Written task: Transcribe the listing verbatim. Do not carry over any pictures.

Available data:

* * * *

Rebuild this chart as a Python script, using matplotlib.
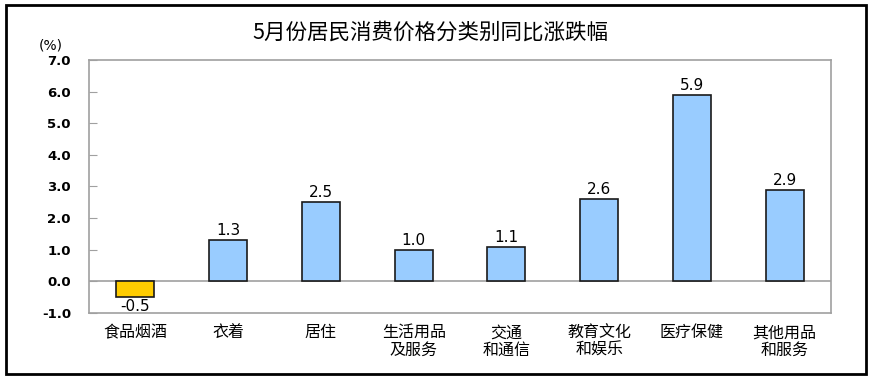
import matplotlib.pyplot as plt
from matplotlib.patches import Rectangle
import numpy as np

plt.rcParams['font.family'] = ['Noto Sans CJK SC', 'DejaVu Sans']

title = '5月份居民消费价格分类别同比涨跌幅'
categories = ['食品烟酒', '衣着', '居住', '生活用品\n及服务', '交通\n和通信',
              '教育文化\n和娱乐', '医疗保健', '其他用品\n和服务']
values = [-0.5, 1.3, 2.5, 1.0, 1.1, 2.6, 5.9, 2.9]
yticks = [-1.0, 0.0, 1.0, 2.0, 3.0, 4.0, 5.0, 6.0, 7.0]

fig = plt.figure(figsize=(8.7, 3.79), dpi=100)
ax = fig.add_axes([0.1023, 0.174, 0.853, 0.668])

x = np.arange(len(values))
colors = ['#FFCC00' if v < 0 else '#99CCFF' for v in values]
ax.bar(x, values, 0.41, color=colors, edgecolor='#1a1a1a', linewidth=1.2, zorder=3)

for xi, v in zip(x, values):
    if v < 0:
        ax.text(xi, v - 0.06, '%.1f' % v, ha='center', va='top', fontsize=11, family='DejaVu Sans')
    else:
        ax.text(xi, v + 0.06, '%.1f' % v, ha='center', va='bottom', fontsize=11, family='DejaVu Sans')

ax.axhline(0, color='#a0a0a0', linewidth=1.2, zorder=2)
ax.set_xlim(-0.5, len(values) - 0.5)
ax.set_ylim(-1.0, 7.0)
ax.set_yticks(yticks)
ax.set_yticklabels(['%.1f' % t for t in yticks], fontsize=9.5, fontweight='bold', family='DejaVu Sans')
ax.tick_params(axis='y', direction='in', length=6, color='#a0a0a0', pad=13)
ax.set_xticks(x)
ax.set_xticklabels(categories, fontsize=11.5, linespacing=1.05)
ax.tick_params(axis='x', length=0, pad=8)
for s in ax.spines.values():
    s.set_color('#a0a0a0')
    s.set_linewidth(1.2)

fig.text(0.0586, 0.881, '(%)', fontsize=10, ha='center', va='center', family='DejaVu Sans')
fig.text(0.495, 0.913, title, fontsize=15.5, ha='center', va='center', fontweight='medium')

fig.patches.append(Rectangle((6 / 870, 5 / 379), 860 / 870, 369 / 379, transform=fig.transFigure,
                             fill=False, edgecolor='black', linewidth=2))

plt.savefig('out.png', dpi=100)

* * * *

Exercise solution:
Rebuild this chart as a Python script, using matplotlib.
import matplotlib.pyplot as plt
from matplotlib.patches import Rectangle
import numpy as np

plt.rcParams['font.family'] = ['Noto Sans CJK SC', 'DejaVu Sans']

title = '5月份居民消费价格分类别同比涨跌幅'
categories = ['食品烟酒', '衣着', '居住', '生活用品\n及服务', '交通\n和通信',
              '教育文化\n和娱乐', '医疗保健', '其他用品\n和服务']
values = [-0.5, 1.3, 2.5, 1.0, 1.1, 2.6, 5.9, 2.9]
yticks = [-1.0, 0.0, 1.0, 2.0, 3.0, 4.0, 5.0, 6.0, 7.0]

fig = plt.figure(figsize=(8.7, 3.79), dpi=100)
ax = fig.add_axes([0.1023, 0.174, 0.853, 0.668])

x = np.arange(len(values))
colors = ['#FFCC00' if v < 0 else '#99CCFF' for v in values]
ax.bar(x, values, 0.41, color=colors, edgecolor='#1a1a1a', linewidth=1.2, zorder=3)

for xi, v in zip(x, values):
    if v < 0:
        ax.text(xi, v - 0.06, '%.1f' % v, ha='center', va='top', fontsize=11, family='DejaVu Sans')
    else:
        ax.text(xi, v + 0.06, '%.1f' % v, ha='center', va='bottom', fontsize=11, family='DejaVu Sans')

ax.axhline(0, color='#a0a0a0', linewidth=1.2, zorder=2)
ax.set_xlim(-0.5, len(values) - 0.5)
ax.set_ylim(-1.0, 7.0)
ax.set_yticks(yticks)
ax.set_yticklabels(['%.1f' % t for t in yticks], fontsize=9.5, fontweight='bold', family='DejaVu Sans')
ax.tick_params(axis='y', direction='in', length=6, color='#a0a0a0', pad=13)
ax.set_xticks(x)
ax.set_xticklabels(categories, fontsize=11.5, linespacing=1.05)
ax.tick_params(axis='x', length=0, pad=8)
for s in ax.spines.values():
    s.set_color('#a0a0a0')
    s.set_linewidth(1.2)

fig.text(0.0586, 0.881, '(%)', fontsize=10, ha='center', va='center', family='DejaVu Sans')
fig.text(0.495, 0.913, title, fontsize=15.5, ha='center', va='center', fontweight='medium')

fig.patches.append(Rectangle((6 / 870, 5 / 379), 860 / 870, 369 / 379, transform=fig.transFigure,
                             fill=False, edgecolor='black', linewidth=2))

plt.savefig('out.png', dpi=100)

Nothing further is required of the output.